Two minutes of focused warm-ups before a practice session does more for your playing than ten minutes of cold attempts. The exercises below are a quick vocabulary tour: singles, doubles, a sticking switch, paradiddles, triplets, and a density swell. Each one wakes up a different motor pattern.
Run them in order, all at the same tempo you can play cleanly today — slow if you're tight, faster as the hands loosen. Volume should be even between hands; stick heights should match. If anything sounds rough, drop the BPM and play it twice before moving on.
Exercises
1 — Singles (Eighth Notes)
Sticking: R L R L R L R L. The simplest warm-up — alternation, even volume, matched stick heights. Don't rush; the point is to feel both hands waking up to the same height and the same loudness.

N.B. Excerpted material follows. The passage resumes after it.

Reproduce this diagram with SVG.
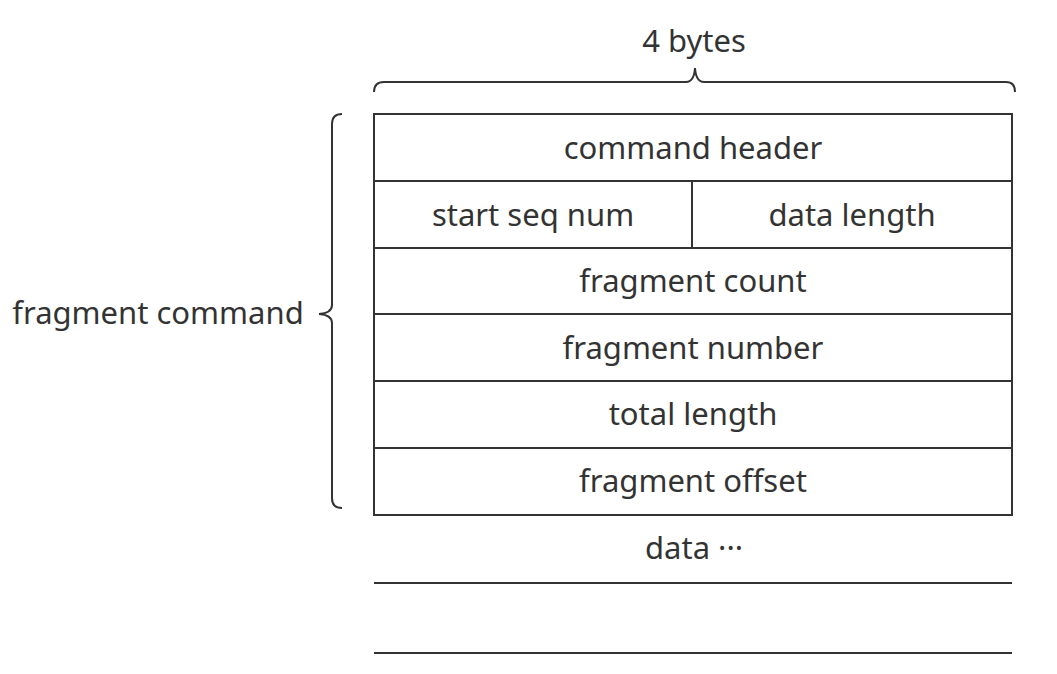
<svg xmlns="http://www.w3.org/2000/svg" width="1057" height="674" viewBox="0 0 1057 674">
<style>
text{font-family:"Noto Sans","Open Sans","DejaVu Sans",sans-serif;font-size:31px;fill:#333;text-anchor:middle;dominant-baseline:central}
.ln{stroke:#333;stroke-width:2;fill:none}
.cell{fill:#fff;stroke:#333;stroke-width:2}
</style>
<rect width="1057" height="674" fill="#fff"/>
<g id="label-4bytes"><text x="694" y="40">4 bytes</text></g>
<g id="brace-top"><path class="ln" d="M374,92 Q374,82 384,82 L686,82 Q694,82 695,68 Q696,82 704,82 L1006,82 Q1015,82 1015,92"/></g>
<g id="brace-left"><path class="ln" d="M342,114 Q332,114 332,124 L332,305 Q332,313 319,314 Q332,315 332,323 L332,498 Q332,508 342,508"/></g>
<g id="label-fragment-command"><text x="158" y="312">fragment command</text></g>
<g id="row-command-header"><rect class="cell" x="374" y="114" width="638" height="67"/><text x="693" y="147">command header</text></g>
<g id="row-start-seq-num"><rect class="cell" x="374" y="181" width="318" height="67"/><text x="533" y="214">start seq num</text></g>
<g id="row-data-length"><rect class="cell" x="692" y="181" width="320" height="67"/><text x="852" y="214">data length</text></g>
<g id="row-fragment-count"><rect class="cell" x="374" y="248" width="638" height="66"/><text x="693" y="280">fragment count</text></g>
<g id="row-fragment-number"><rect class="cell" x="374" y="314" width="638" height="67"/><text x="693" y="347">fragment number</text></g>
<g id="row-total-length"><rect class="cell" x="374" y="381" width="638" height="67"/><text x="693" y="413">total length</text></g>
<g id="row-fragment-offset"><rect class="cell" x="374" y="448" width="638" height="67"/><text x="693" y="480">fragment offset</text></g>
<g id="data-area"><text x="694" y="547">data ···</text><line class="ln" x1="374" y1="583" x2="1012" y2="583"/><line class="ln" x1="374" y1="653" x2="1012" y2="653"/></g>
</svg>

2 — Doubles (Eighth Notes)
Sticking: R R L L R R L L. Wrist motion warm-up. Both notes of each pair should be equal volume — the second note shouldn't die. If it does, slow the bpm until they match, then build back up.
3 — Singles → Doubles
Sticking: R L R L · R R L L. First half is singles, second half is doubles. Switching mid-bar reveals where your hands lock up — if you stumble at the transition, that's the spot to drill.
4 — Sixteenth-Note Paradiddles
Sticking: R L R R · L R L L, twice per bar. The paradiddle mixes singles and doubles in one phrase — wakes up the coordination between the two hand types in the same gesture. Accents (the > marks) naturally fall on counts 1, 2, 3, 4.
5 — Triplet Singles (8th Triplets)
Sticking: R L R · L R L · R L R · L R L — three notes per beat, lead hand alternating each group. Triplet feel wakes up separately from straight 8ths; this gets it under your hands before you need it inside a groove.
6 — Density Swell
Single-stroke sticking throughout: R · L R · L R L R · L. Density swells then settles: quarter → 8ths → 16ths → quarter. Use this as the last warm-up to find today's clean ceiling — if the 16ths on beat 3 sound rough, drop the BPM and run the routine again.